Businesses show a sustained desire to spend on technology and employee training while expecting profits to increase—signs that economic sentiment among U.S. finance professionals is improving.
Respondents in the AICPA Business and Industry Economic Outlook Survey previously have projected rising profits. Until now, that expectation hasn’t been mixed with much optimism about hiring and training workers and investing in IT or other capital projects.
Optimism reached post-recession highs on several fronts in the survey, which captured the opinions of 867 CPA decision-makers, mainly CEOs, CFOs, and controllers in business and industry.
The CPA Outlook Index (CPAOI), a measure of nine equally weighted factors, rose to 70—the highest mark in six years. The rating is up one point from the previous quarter and up four points from the previous year. All nine components of the index, most notably U.S. economic optimism, have risen on a year-over-year basis.
In the survey, optimists about the U.S. economy now outnumber the pessimists 49% to 20%, with 31% neutral. A year ago, 32% of respondents were optimistic about the U.S. economy. Factors cited most often by the optimists in the most recent quarter include employment, consumer spending, and political/leadership improvement.
Finance professionals feel even better about their own businesses: 59% are optimistic or very optimistic, compared with 12% who are pessimistic or very pessimistic. A year ago, 50% expressed optimism about their companies.
Key performance indicators
For the fifth consecutive quarter, expectations for profit increased—from 1.4% in the fourth quarter of 2012 to 2.9% in the most recent quarter. Spending expectations also rose: IT spending has risen four of the past five quarters, to a post-recession high of 3.2%, and expectations for training spending have risen or remained steady for the past five quarters. Training and capital spending also hit post-recession highs.
Andy Bonner, CPA, CGMA, is one finance executive planning to spend more on IT. He is the CFO of First Century Bank, which has seven branches in northeast Tennessee. He said several technology initiatives are ongoing.
“We think we can save a lot more money if we go totally paperless,” he said. “We’re not there yet, but we’re about a third of the way through.”
Bonner also expects to upgrade the bank’s computers and continue to focus on customers’ desire for at-home banking options. First Century was among the first community banks in its region to have a mobile app, he said.
Bonner has seen higher demand for loans to build commercial property—one reason he counts himself as optimistic about his organization and the U.S. economy.
Growing concerns about talent
Regulatory requirements and changes continue to be the top concern for finance professionals, for the fourth consecutive quarter.

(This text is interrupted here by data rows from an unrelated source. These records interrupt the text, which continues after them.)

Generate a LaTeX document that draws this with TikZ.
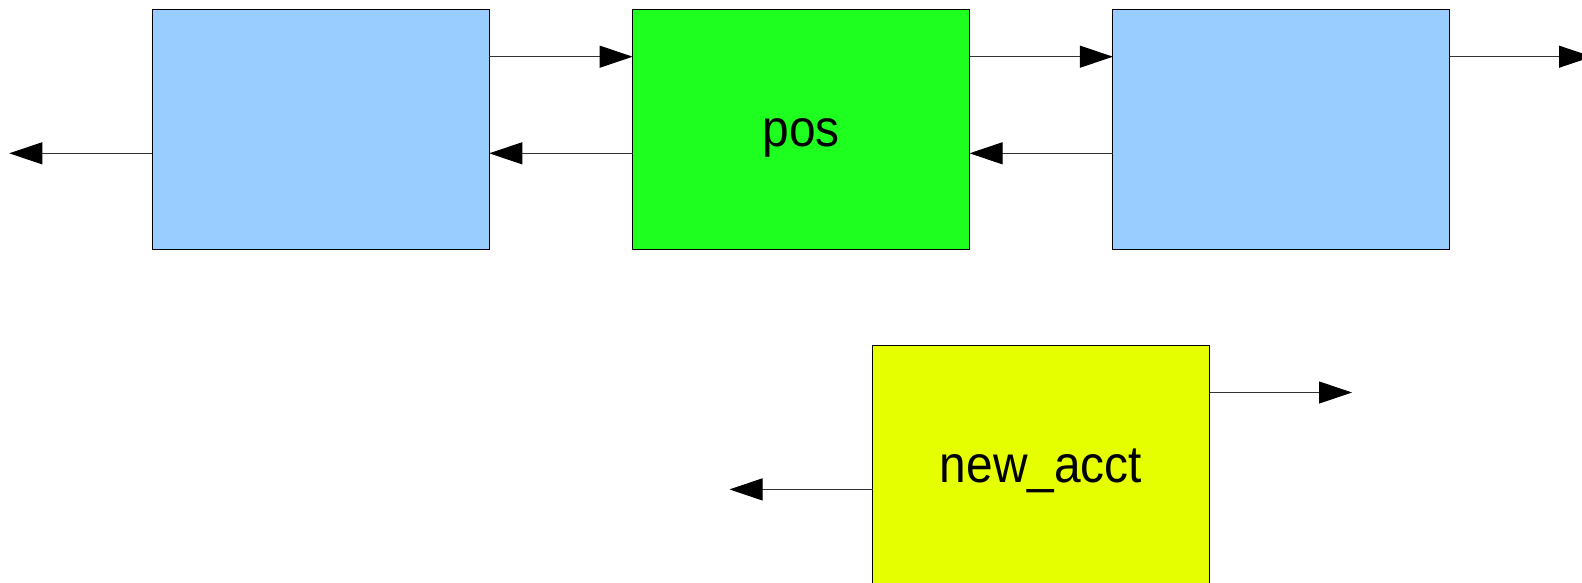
\documentclass[tikz,border=0pt]{standalone}
\usepackage{fontspec}
\setmainfont[FakeStretch=0.92]{Liberation Sans}
\usetikzlibrary{arrows.meta}
\definecolor{listblue}{HTML}{99CCFF}
\definecolor{posgreen}{HTML}{1FFF1F}
\definecolor{acctyellow}{HTML}{E6FF00}
\definecolor{linkgray}{HTML}{333333}
\begin{document}
\begin{tikzpicture}[x=1pt,y=-1pt,
  listbox/.style={draw=black, line width=0.9pt, minimum width=337pt, minimum height=240pt,
    inner sep=0pt, outer sep=0pt},
  boxtext/.style={anchor=base, inner sep=0pt, font=\fontsize{52}{60}\selectfont},
  link/.style={draw=linkgray, line width=1pt,
    -{Triangle[length=33pt,width=22pt,fill=black,color=black]}}]
  \useasboundingbox (0,0) rectangle (1582,582);
  % doubly linked list row
  \node[listbox, fill=listblue]   (L) at (320.8,129) {};
  \node[listbox, fill=posgreen]   (G) at (801.1,129) {};
  \node[listbox, fill=listblue]   (R) at (1281.4,129) {};
  % node being inserted
  \node[listbox, fill=acctyellow] (N) at (1041,465) {};
  % box captions, set on a common baseline below the centre
  \node[boxtext] (Gtext) at ([yshift=-17pt]G.center) {pos};
  \node[boxtext] (Ntext) at ([yshift=-17.5pt]N.center) {new\_acct};
  % free ends of the links
  \coordinate (Lprev) at (9.3,153.3);
  \coordinate (Rnext) at (1592,56.7);
  \coordinate (Nprev) at (729.5,489.4);
  \coordinate (Nnext) at (1352,392.5);
  % forward links
  \draw[link] (L.east |- 0,56.7) -- (G.west |- 0,56.7);
  \draw[link] (G.east |- 0,56.7) -- (R.west |- 0,56.7);
  \draw[link] (R.east |- Rnext) -- (Rnext);
  % backward links
  \draw[link] (G.west |- 0,153.3) -- (L.east |- 0,153.3);
  \draw[link] (R.west |- 0,153.3) -- (G.east |- 0,153.3);
  \draw[link] (L.west |- Lprev) -- (Lprev);
  % links of the new node
  \draw[link] (N.east |- Nnext) -- (Nnext);
  \draw[link] (N.west |- Nprev) -- (Nprev);
\end{tikzpicture}
\end{document}
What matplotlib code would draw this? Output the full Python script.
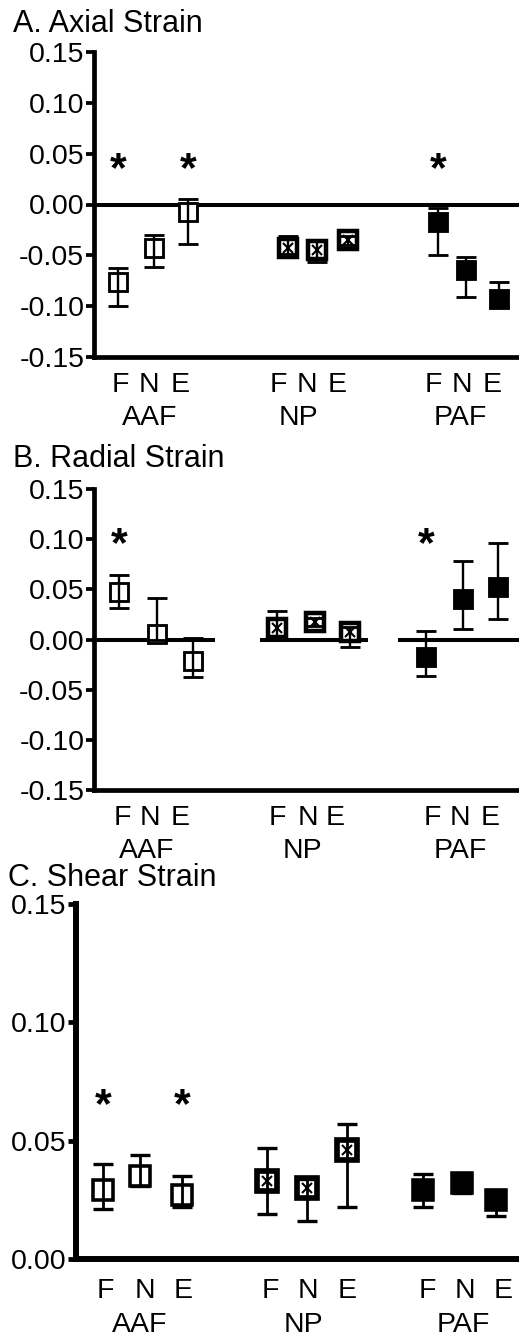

Employee benefits and costs are second, followed by domestic economic conditions and availability of skilled personnel. Finding talent seems to be a growing concern; it was seventh on the list a year ago and moved up to fourth in the latest quarter.
Despite the optimism, some companies remain reluctant to hire: 56% say they have the right number of employees, compared with 54% a year ago. Among the companies that have too few employees, more are hesitant to hire than planning to hire. The hesitance is more acute in smaller companies than in larger ones. Companies with revenue greater than $100 million are more than twice as likely as companies with revenue less than $10 million to add employees in the next year. Expected staff additions are expected to be 2.1% or higher in multiple sectors, led by big quarterly increases in scientific and technical services, finance and insurance, and retail trade.
Other highlights from the survey:
- Expected cost increases for health care fell from 6.6% in the fourth quarter of 2013 to 6.2% in the first quarter. The cost increase was expected to be 6.3% a year ago.
- The technology sector continues to be the most optimistic, with 80% expressing optimism, compared with 56% a year ago. The construction industry is at 73% optimism, compared with 49% a year ago.
- Retail trade optimism, which dropped two consecutive quarters to 52%, rebounded to 59%.
- Wholesale trade optimism dropped year-over-year, from 54% to 48%, and optimism amongst health care providers fell to 34%, down one percentage point from a year ago.
- Revenue expectations rose from 3% to 3.6% year-over-year, and staffing expectations grew from 1.1% a year ago to 1.5% this year, tying a post-recession high from the first quarters of 2011 and 2012.
- More than two-thirds of respondents (69%) said their companies would offer bonuses or incentives this year. Bonuses were less common during 2008 and 2009 but are on the rise again, the survey said.
Each component of the CPAOI is calculated by taking the percentage of respondents who indicated that their opinion or expectation for the metric is positive or increasing, and adding to that half of the percentage of respondents indicating a neutral or no-change response. A reading above 50 indicates a generally positive outlook with increasing activity. A reading below 50 indicates a generally negative outlook with decreasing activity.
For example, if 60% of respondents indicate an optimistic or very optimistic view, and 20% express a neutral view, the calculation of the component indicator would be 70 (60% + [0.5 × 20%]).